'Reset' with US allows Moscow
to send arms, troops to Syria
BY MAGGIE TROWE
Moscow's rapid military buildup in Syria is a result of the "reset" in relations forged with the Russian and Iranian governments by the Barack Obama administration. The deal — reshaping alliances and conditions from Syria, Iran and the rest of the Middle East to Ukraine and surrounding region — is the cornerstone of U.S. imperialism's efforts to establish a new order in the Mideast, but from a much weaker position than when the now-disintegrating order was imposed after World Wars I and II.
Since early September, Russian President Vladimir Putin has been sending fighter jets, helicopters and tanks to Syria and building troop barracks at bases on the country's coast. Acting to keep the brutal regime of its longtime ally President Bashar al-Assad in power — though restricted to a narrow strip in western Syria — Moscow seeks more influence and control of the country and its Mediterranean ports and a stronger political hand in Mideast politics.

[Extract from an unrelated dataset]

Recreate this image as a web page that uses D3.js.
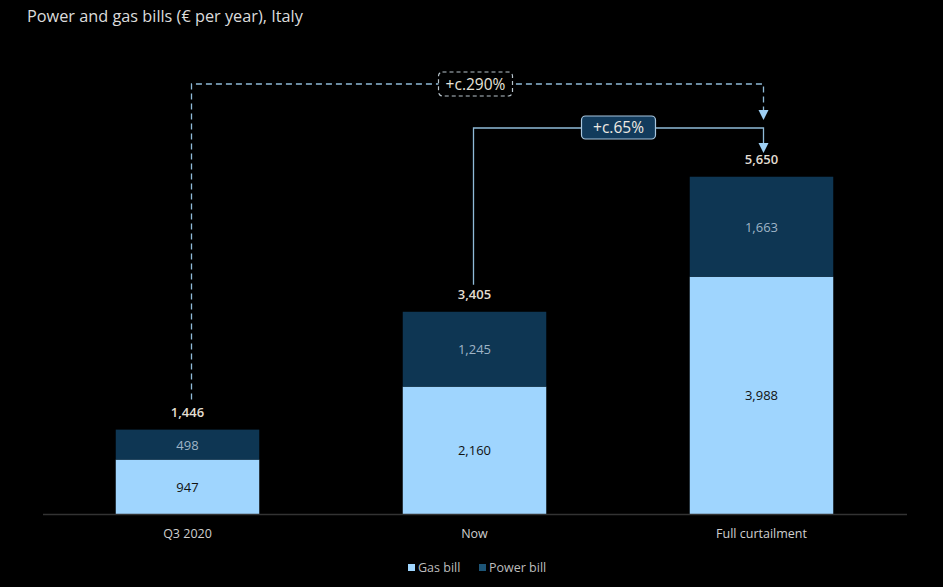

For several years Tehran has sent Revolutionary Guard Quds forces to help prop up Assad, and collaborates with Moscow on operations in Syria.
Alongside these moves, Moscow has consolidated its position in Ukraine, where it occupied and annexed the Crimean Peninsula last year and backed separatist forces that have seized sections of the eastern regions of Donetsk and Luhansk. Since Secretary of State John Kerry's congenial visit with Putin in May, it has become clear that Washington would accept Moscow's influence over its "near abroad" in Ukraine and the Baltics, in exchange for help to nail down the nuclear deal with Tehran.
Moscow has taken firmer political control over the separatist forces in Ukraine and seeks to maintain a frozen conflict there under the framework of the Minsk accord with Kiev. While Russian heavy weapons have not been withdrawn and the border remains under Moscow's control, fighting has mostly stopped in recent weeks. Separatist commanders who opposed this course have been assassinated, and a government shake-up in Donetsk put Denis Pushilin in charge. He's seen as more subservient to Putin's shifts and goals.
Seeking a new, long-term relationship in the region, Washington offered to exchange Tehran's promise to limit production of materials that could be used for nuclear weapons for a pledge the U.S. and its allies would commit to end sanctions against Iran.
While bemoaning the brutality of the Assad regime, Obama's focus in the Mideast has been to fight against the reactionary Islamic State in Syria and Iraq without U.S. "boots on the ground." The effort has centered on targeted bombing.
For years Washington refused to arm or finance resistance to Assad, claiming such support might end up in the hands of "terrorists." With Islamic State stepping into the vacuum created by the slaughter of tens of thousands who took to the streets against Assad in 2011, Washington now says it wants to train local fighters, but its efforts have failed.
Gen. Lloyd Austin III, chief of U.S. Central Command, admitted to Congress Sept. 16 that "only four or five" Syrian opposition fighter trainees have entered combat against Islamic State from a $500 million program launched last December that was supposed to put 5,400 combatants in the field.
These U.S.-trained fighters — if they ever enter combat — are required to agree not to attack Assad's forces, only IS, according to the Wall Street Journal.
The most effective force combating Islamic State has been the Kurdish People's Protection Units in Syria (YPG). The 30 million Kurds living in Turkey, Iran, Iraq and Syria have long demanded a homeland and an end to centuries of national oppression. In making gains against Assad and IS, the YPG now controls about two-thirds of Syria's 560-mile border with Turkey.
While Washington has praised these advances, the U.S. and European rulers along with the governments of Russia, Syria, Iran, Iraq and Turkey are dead set against the Kurds' national aspirations.
In Iraq, promised government offensives have failed. Part of Washington's deal with Tehran is to give it sway over the majority Shia areas on Iraq's border.
Turkish President Recep Tayyip Erdogan, with U.S. complicity, has used what was billed as an Islamic State-free "safe zone" in Syria by Turkey's border to block Kurdish advances and has focused air attacks on Kurdish fighters.
Washington's strategic shift to Iran and Russia, in search of some stability for its interests and investments, means downgrading its reliance on relations with Israel and Saudi Arabia.
Israeli Prime Minister Benjamin Netanyahu opposed the Iran deal, although many of Israel's generals accept it as a realistic step to lower the likelihood of a nuclear assault from Iran. Netanyahu met with Putin in Moscow Sept. 21, saying his concern was to "prevent misunderstandings" between Israeli and Russian troops. Tel Aviv has carried out airstrikes in Syrian territory targeting weapons being transported to the Iranian-backed Hezbollah forces in Lebanon.